The definition of the basis set of an a.p. function is found on page 34 of Almost Periodic Functions by A. S. Besicovitch

$B_{n}$ is a positive, finite limit, $0 < B_{n} < \infty$, on the frequencies, $\lambda_{i,n} = r_{i} \beta_{n}$, of the almost periodic function defined by $f_4(t)$

All of the example signals have point-wise convergence (except 1b and 2b at $t=0$)

The Fourier transform of each of the signals above is a set of Dirac-$\delta$ distributions which are band-limited to the interval, $[-B,B]$; where $B = 1$ or $B = \text{max}\left( B_{n}\right)$. Such a Fourier transform form a band-limited, ``bed--of--nails".

The questions before me are:

1. Are signals with a typical, band-limited Fourier transform (i.e. not a ``bed--of--nails") continuous (analytic)?

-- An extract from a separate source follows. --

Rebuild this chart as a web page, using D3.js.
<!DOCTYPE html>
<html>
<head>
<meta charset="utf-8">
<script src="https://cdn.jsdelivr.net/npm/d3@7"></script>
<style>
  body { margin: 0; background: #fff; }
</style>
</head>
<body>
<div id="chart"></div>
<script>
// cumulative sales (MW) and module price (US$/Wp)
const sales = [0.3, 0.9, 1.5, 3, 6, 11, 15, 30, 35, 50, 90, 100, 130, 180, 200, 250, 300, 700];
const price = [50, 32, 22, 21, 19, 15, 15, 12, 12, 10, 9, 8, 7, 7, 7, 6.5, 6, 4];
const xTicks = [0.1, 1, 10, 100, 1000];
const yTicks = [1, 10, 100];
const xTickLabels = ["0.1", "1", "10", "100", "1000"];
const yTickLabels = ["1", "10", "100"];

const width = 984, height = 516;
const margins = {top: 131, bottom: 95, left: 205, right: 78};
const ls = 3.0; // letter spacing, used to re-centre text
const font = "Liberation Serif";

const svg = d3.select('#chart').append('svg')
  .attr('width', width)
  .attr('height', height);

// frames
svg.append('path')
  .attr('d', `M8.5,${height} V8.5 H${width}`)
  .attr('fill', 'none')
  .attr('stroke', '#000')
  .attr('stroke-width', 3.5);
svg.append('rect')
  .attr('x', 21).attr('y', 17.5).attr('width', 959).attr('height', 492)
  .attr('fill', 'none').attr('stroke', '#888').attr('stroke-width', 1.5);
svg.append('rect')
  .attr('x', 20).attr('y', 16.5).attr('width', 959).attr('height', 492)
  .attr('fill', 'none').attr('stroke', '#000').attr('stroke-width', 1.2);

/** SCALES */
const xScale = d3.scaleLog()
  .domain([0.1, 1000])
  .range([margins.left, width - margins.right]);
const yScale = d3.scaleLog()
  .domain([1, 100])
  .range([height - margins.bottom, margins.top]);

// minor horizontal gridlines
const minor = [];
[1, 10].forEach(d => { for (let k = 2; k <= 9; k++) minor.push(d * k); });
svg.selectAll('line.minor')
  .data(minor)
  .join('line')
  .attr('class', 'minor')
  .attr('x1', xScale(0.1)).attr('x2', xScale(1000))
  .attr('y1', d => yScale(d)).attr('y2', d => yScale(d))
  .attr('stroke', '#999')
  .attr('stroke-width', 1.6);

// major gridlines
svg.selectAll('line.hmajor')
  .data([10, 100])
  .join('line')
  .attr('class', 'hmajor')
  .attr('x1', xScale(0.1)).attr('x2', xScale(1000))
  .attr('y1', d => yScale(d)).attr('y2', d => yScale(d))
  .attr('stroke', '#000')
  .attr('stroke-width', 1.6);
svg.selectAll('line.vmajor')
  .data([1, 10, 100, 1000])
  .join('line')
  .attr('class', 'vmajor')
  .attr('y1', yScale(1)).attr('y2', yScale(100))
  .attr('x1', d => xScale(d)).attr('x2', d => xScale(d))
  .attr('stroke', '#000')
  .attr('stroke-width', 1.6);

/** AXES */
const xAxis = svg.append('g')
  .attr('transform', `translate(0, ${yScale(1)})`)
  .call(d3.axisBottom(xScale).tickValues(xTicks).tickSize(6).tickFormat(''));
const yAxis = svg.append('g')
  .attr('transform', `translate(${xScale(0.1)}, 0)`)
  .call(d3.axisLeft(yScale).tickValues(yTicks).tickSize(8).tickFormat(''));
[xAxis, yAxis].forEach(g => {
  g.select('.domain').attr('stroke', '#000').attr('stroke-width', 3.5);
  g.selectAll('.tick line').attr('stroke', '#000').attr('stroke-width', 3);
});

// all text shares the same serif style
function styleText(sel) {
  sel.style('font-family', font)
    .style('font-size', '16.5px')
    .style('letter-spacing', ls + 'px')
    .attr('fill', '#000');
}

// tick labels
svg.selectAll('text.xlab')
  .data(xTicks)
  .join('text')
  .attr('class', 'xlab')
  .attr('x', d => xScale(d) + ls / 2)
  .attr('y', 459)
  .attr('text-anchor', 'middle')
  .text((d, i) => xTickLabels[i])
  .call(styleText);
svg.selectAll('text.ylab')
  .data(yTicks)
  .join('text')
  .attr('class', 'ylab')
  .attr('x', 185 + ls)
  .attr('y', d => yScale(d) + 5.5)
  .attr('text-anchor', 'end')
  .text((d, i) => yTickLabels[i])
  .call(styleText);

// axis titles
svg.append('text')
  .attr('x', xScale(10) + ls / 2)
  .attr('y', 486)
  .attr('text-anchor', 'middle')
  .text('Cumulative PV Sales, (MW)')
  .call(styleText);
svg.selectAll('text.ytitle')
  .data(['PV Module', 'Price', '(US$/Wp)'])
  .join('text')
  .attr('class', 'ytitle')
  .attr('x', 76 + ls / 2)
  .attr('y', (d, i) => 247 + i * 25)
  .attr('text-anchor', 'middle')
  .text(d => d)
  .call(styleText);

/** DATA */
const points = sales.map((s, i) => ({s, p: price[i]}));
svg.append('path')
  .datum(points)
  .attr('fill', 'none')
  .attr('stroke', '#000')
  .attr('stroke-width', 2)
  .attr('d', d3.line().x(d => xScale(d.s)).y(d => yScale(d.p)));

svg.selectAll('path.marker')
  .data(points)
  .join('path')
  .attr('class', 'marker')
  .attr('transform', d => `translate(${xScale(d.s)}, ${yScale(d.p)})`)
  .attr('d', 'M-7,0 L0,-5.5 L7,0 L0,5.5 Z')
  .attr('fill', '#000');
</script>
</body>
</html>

Under what conditions?
2. Are signals with a band-limited, ``bed--of--nails" Fourier transform continuous (analytic)?
3. If some such signals are continuous (analytic) and others are not, then under what conditions?
4. What are the necessary (sufficient) conditions for the signal to be continuous (analytic)?

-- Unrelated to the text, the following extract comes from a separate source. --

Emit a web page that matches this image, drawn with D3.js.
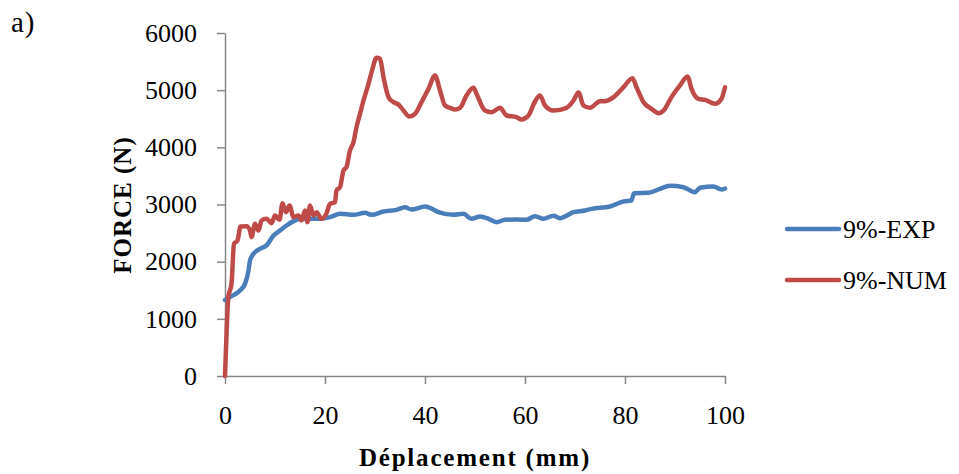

I was hoping someone could pointing me to an article or text that explores the connection (if any) between continuity and band-limited.

Is there theorem similar to the Paley-Wiener theorem, but for functions which do not belong to $L^2$?

Is this question a variation of the Gabor limit? since a ''Bed of Nails" Fourier transform has no local support, then the signal must have local on the whole of the real line?

Perhaps a better statement, given Adam Hughes example, would be that if $f$ is band limited, then it's equal almost everywhere to some continuous function $g$. I believe that this is true -- it's certainly true for functions on $S^1$, where the FT lies in $L^2(\mathbb Z)$, and "band limited" means "FT is zero outside of some finite interval", for then the function is almost everywhere equal to the IFT of the FT, and this IFT is just a finite sum of trigonmetric functions.

I'm pretty sure the corresponding statement for $L^2[0, 1]$ is also true, but I'm no confident that I could prove it. :(

Since the OP won't say what space the function $f$ lies in :), I'll give a kind of hedged answer:

If the multiplication-convolution theorem holds for your function, along with a few other assumptions, then band-limited does indeed imply continuous (in the sense of "equal to a continuous function a.e."). Here's why:

1. $\widehat{\mathrm{sinc}}$ is a box function $b$ (i.e., the indicator function for some interval). Let's suppose (by rescaling as needed) that the support of $\hat{f}$ is contained in that interval.

2. Then $\widehat{\mathrm{sinc}}* \hat{f} = \hat{f}$, so $\widehat{\widehat{\mathrm{sinc}}} \star \hat{\hat{f}} = \hat{\hat{f}}$.

3. Assuming that $\hat{\hat{f}} = f $ a.e., this means that $\mathrm{sinc} \star {f} = f$ (ae).

4. Since $\mathrm{sinc} \star {f}$ is continuous (because $\mathrm{sinc}$ is), we have that $f$ is continuous ae.

I'm making lots of assumptions here -- that $f$ is nice enough that convolution with sinc raises continuity from $C^{-1}$ to $C^0$, that the IFT of the FT of $f$ is still $f$ under whatever FT you're using, that the convolution-multiplication theorem holds, etc.

But you can also use this proof to show that $f$ is differentiable (by convolving with sinc again), twice differentiable, etc., so perhaps this is what those authors were thinking of when they made those claims. (I haven't read the papers/books to know whether my various assumptions are valid in their respective contexts.)